Nearly 1 In 3 HK Workers Have Resigned Due To Lack Of Flexibility
HONG KONG – A research by Randstad found out that 29 percent of employees in the Chinese territory have quit their job because it did not give them sufficient flexibility, reported Coconuts Hong Kong on Monday afternoon (29 August, SGT).
According to the HR consulting company, flexibility is more important to younger workers, as about 40 percent of staff between the ages of 18 and 25 said they would rather resign if their employer doesn’t offer enough flexibility.
However, this sentiment dwindles as people get older. Comparatively, only 19 percent of Hong Kong employees between the ages of 45 and 54 said they would leave their job due to lack of flexibility.
55 percent of respondents stated that it’s crucial to have the flexibility to decide their work location, with 32 percent saying they would not accept an employment opportunity if it doesn’t give flexibility regarding where they work. However, only 41 percent of the respondents shared that their bosses gave them the option to choose the place where they want to work from.
Randstad Hong Kong’s Regional Director Benjamin Elms pointed out that the new generation of employees joined the labour force under very different circumstances compared with the older workers.

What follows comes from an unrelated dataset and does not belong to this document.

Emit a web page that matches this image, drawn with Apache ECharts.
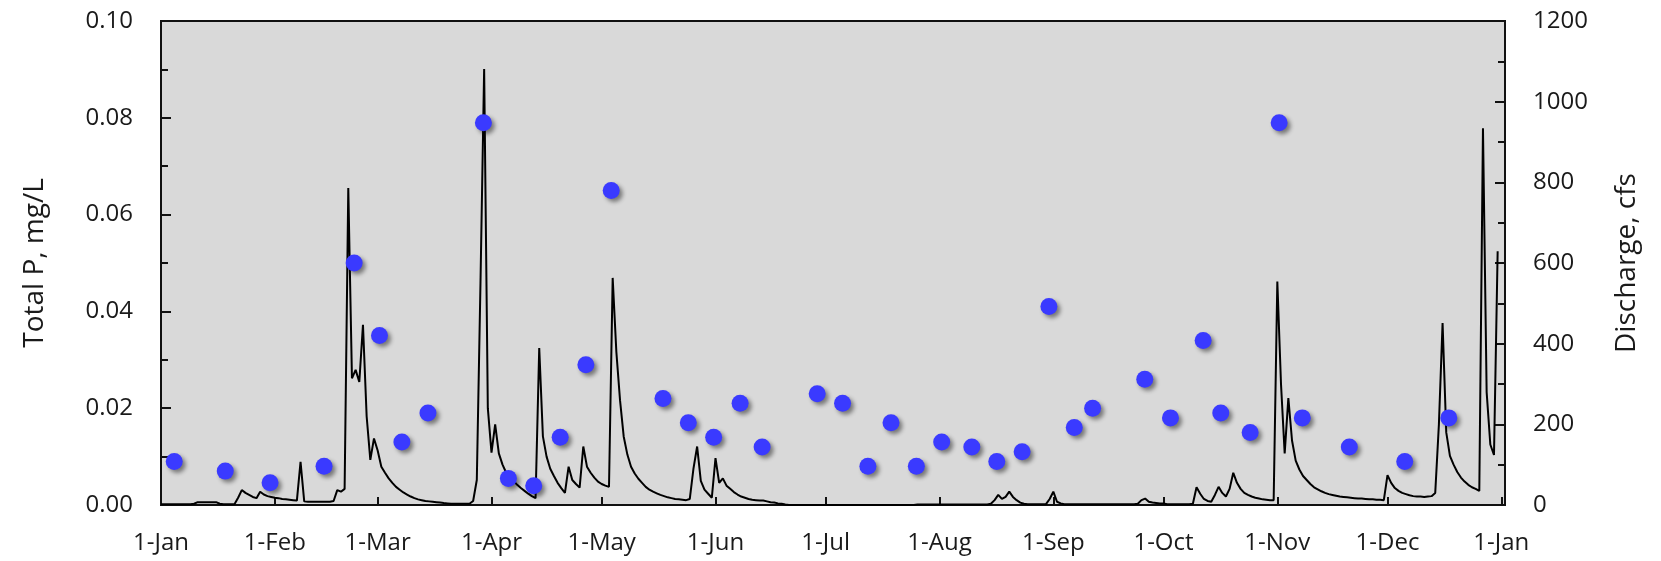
<!DOCTYPE html>
<html>
<head>
<meta charset="utf-8">
<script src="https://cdn.jsdelivr.net/npm/echarts@6/dist/echarts.min.js"></script>
<style>
html,body{margin:0;padding:0;background:#fff;}
#chart{width:1661px;height:561px;}
</style>
</head>
<body>
<div id="chart"></div>
<script>
// Month tick positions (day offset from 1-Jan) and their labels
const monthTickDays = [0, 31, 59, 90, 120, 151, 181, 212, 243, 273, 304, 334, 365];
const monthTickLabels = ['1-Jan','1-Feb','1-Mar','1-Apr','1-May','1-Jun','1-Jul','1-Aug','1-Sep','1-Oct','1-Nov','1-Dec','1-Jan'];

// Total P samples: day offset from 1-Jan and concentration (mg/L)
const sampleDays = [3.6, 17.5, 29.7, 44.4, 52.6, 59.5, 65.6, 72.7, 87.8, 94.6, 101.5, 108.7, 115.7, 122.6,
  136.7, 143.6, 150.5, 157.7, 163.7, 178.7, 185.6, 192.5, 198.8, 205.7, 212.6, 220.8, 227.6, 234.5,
  241.8, 248.7, 253.7, 267.9, 274.9, 283.8, 288.6, 296.6, 304.5, 310.8, 323.6, 338.7, 350.7];
const totalP = [0.009, 0.007, 0.0046, 0.008, 0.050, 0.035, 0.013, 0.019, 0.079, 0.0055, 0.004, 0.014, 0.029, 0.065,
  0.022, 0.017, 0.014, 0.021, 0.012, 0.023, 0.021, 0.008, 0.017, 0.008, 0.013, 0.012, 0.009, 0.011,
  0.041, 0.016, 0.020, 0.026, 0.018, 0.034, 0.019, 0.015, 0.079, 0.018, 0.012, 0.009, 0.018];

// Daily discharge (cfs), one value per day starting 1-Jan
const dailyDischarge = [
  2,2,2,2,2,2,2,2,2,3, 7,7,7,7,7,7,3,2,2,2,
  2,18,37,30,25,20,17,33,26,22, 20,18,17,15,14,13,12,11,107,9,
  8,8,8,8,8,8,8,10,37,33, 40,786,314,335,305,447,220,112,165,135,
  95,80,66,55,45,38,31,26,21,17, 14,12,10,9,8,7,6,5,4,3,
  3,3,3,3,3,10,62,550,1081,240, 130,200,128,100,80,70,60,50,42,35,
  28,22,17,389,170,120,90,72,55,42, 30,95,62,52,43,145,95,80,68,58,
  52,48,45,563,380,260,170,125,95,78, 65,55,45,38,33,29,25,22,19,17,
  15,14,13,12,15,90,145,60,38,28, 18,116,55,66,48,40,32,26,21,18,
  15,13,12,11,11,9,7,6,4,3, 1,0,0,0,0,0,0,0,0,0,
  0,0,0,0,0,0,0,0,0,0, 0,0,0,0,0,0,0,0,0,0,
  0,0,0,0,0,0,1,1,1,1, 1,1,1,1,1,1,1,1,1,1,
  1,1,1,1,1,1,3,12,25,15, 20,33,20,12,6,3,2,2,2,2,
  2,2,15,33,8,4,2,2,2,2, 2,2,2,2,2,2,2,2,2,2,
  2,2,2,2,2,2,3,12,16,8, 6,5,4,4,2,2,2,2,2,2,
  2,3,44,28,15,10,8,25,45,30, 21,40,80,55,40,30,25,21,18,16,
  14,13,12,12,554,300,128,265,160,110, 88,72,62,52,44,39,34,30,27,25,
  23,21,20,19,18,17,16,16,15,14, 14,13,13,12,74,55,42,35,30,27,
  24,22,21,21,20,21,22,30,200,451, 180,122,100,82,68,58,50,44,40,35,
  934,280,150,124,629
];

const leftTicks = [0, 0.02, 0.04, 0.06, 0.08, 0.10];
const rightTicks = [0, 200, 400, 600, 800, 1000, 1200];

const scatterData = sampleDays.map((d, i) => [d, totalP[i]]);
const lineData = dailyDischarge.map((q, i) => [i, q]);

const FONT = 'Open Sans';
const TXT = '#1a1a1a';

const chart = echarts.init(document.getElementById('chart'), null, {renderer: 'canvas'});
chart.setOption({
  animation: false,
  backgroundColor: '#ffffff',
  textStyle: {fontFamily: FONT, color: TXT},
  grid: {
    left: 161, right: 156, top: 21, bottom: 56,
    show: true, backgroundColor: '#d9d9d9', borderColor: '#111', borderWidth: 2,
    containLabel: false, outerBoundsMode: 'none'
  },
  xAxis: {
    type: 'value', min: 0, max: 366,
    splitLine: {show: false},
    axisLine: {show: true, onZero: false, lineStyle: {color: '#111', width: 2}},
    axisTick: {show: true, inside: true, length: 8, lineStyle: {color: '#111', width: 2},
      customValues: monthTickDays},
    axisLabel: {show: true, margin: 26, fontSize: 24, color: TXT, fontFamily: FONT,
      customValues: monthTickDays,
      formatter: function (v) { const i = monthTickDays.indexOf(Math.round(v)); return i >= 0 ? monthTickLabels[i] : ''; }
    }
  },
  yAxis: [
    {
      type: 'value', min: leftTicks[0], max: leftTicks[leftTicks.length - 1], interval: 0.02, position: 'left',
      name: 'Total P, mg/L', nameLocation: 'middle', nameRotate: 90, nameGap: 112,
      nameMoveOverlap: false,
      nameTextStyle: {fontSize: 28, color: TXT, fontFamily: FONT},
      splitLine: {show: false},
      axisLine: {show: true, onZero: false, lineStyle: {color: '#111', width: 2}},
      axisTick: {show: true, inside: true, length: 10, lineStyle: {color: '#111', width: 2}},
      minorTick: {show: true, splitNumber: 2, length: 7, lineStyle: {color: '#111', width: 2}},
      axisLabel: {margin: 28, fontSize: 24, color: TXT, fontFamily: FONT,
        formatter: function (v) { return v.toFixed(2); }}
    },
    {
      type: 'value', min: rightTicks[0], max: rightTicks[rightTicks.length - 1], interval: 200, position: 'right',
      name: 'Discharge, cfs', nameLocation: 'middle', nameRotate: 90, nameGap: 108,
      nameMoveOverlap: false,
      nameTextStyle: {fontSize: 28, color: TXT, fontFamily: FONT},
      splitLine: {show: false},
      axisLine: {show: true, onZero: false, lineStyle: {color: '#111', width: 2}},
      axisTick: {show: true, inside: true, length: 10, lineStyle: {color: '#111', width: 2}},
      minorTick: {show: true, splitNumber: 2, length: 7, lineStyle: {color: '#111', width: 2}},
      axisLabel: {margin: 28, fontSize: 24, color: TXT, fontFamily: FONT,
        formatter: function (v) { return String(Math.round(v)); }}
    }
  ],
  series: [
    {
      name: 'Discharge', type: 'line', yAxisIndex: 1, data: lineData,
      showSymbol: false, symbol: 'none', z: 2,
      lineStyle: {color: '#000', width: 2}
    },
    {
      name: 'Total P', type: 'scatter', yAxisIndex: 0, data: scatterData,
      symbol: 'circle', symbolSize: 17, z: 3,
      itemStyle: {color: '#3a3aff', opacity: 1, shadowBlur: 4, shadowColor: 'rgba(0,0,0,0.45)',
        shadowOffsetX: 3, shadowOffsetY: 3}
    }
  ]
});
</script>
</body>
</html>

“They tend to use their laptops and smartphones to reply to emails, attend meetings and take notes. Some of them started work during lockdowns and have only experienced remote working. While these new technologies help them to be more efficient at work, it is critical for companies to redefine how work flexibility should look like for their workforce and offer employees more flexibility to choose when and where they want to work.”
Still, Elms noted that versus other markets, Hong Kong staff would still prefer to work in the office as their homes may not be conducive for work.
“However, it’s still important to offer flexibility to them as they may want to work remotely from a cafe or library to focus on their work rather than be in the office where they may be distracted by their colleagues or workplace chit chats.”
“When people have more flexibility to choose when they want to work, it gives them more autonomy over their tasks. Rather than letting the stipulated office hours decide when they should work and rest, they can plan their time more efficiently to meet deadlines as well as have enough time for their personal life,” he explained.
Randstad Hong Kong’s latest study involved 1,000 Hong Kong-based employees aged between 18 and 67 years old. The survey was carried out between 21 February and 13 March 2022.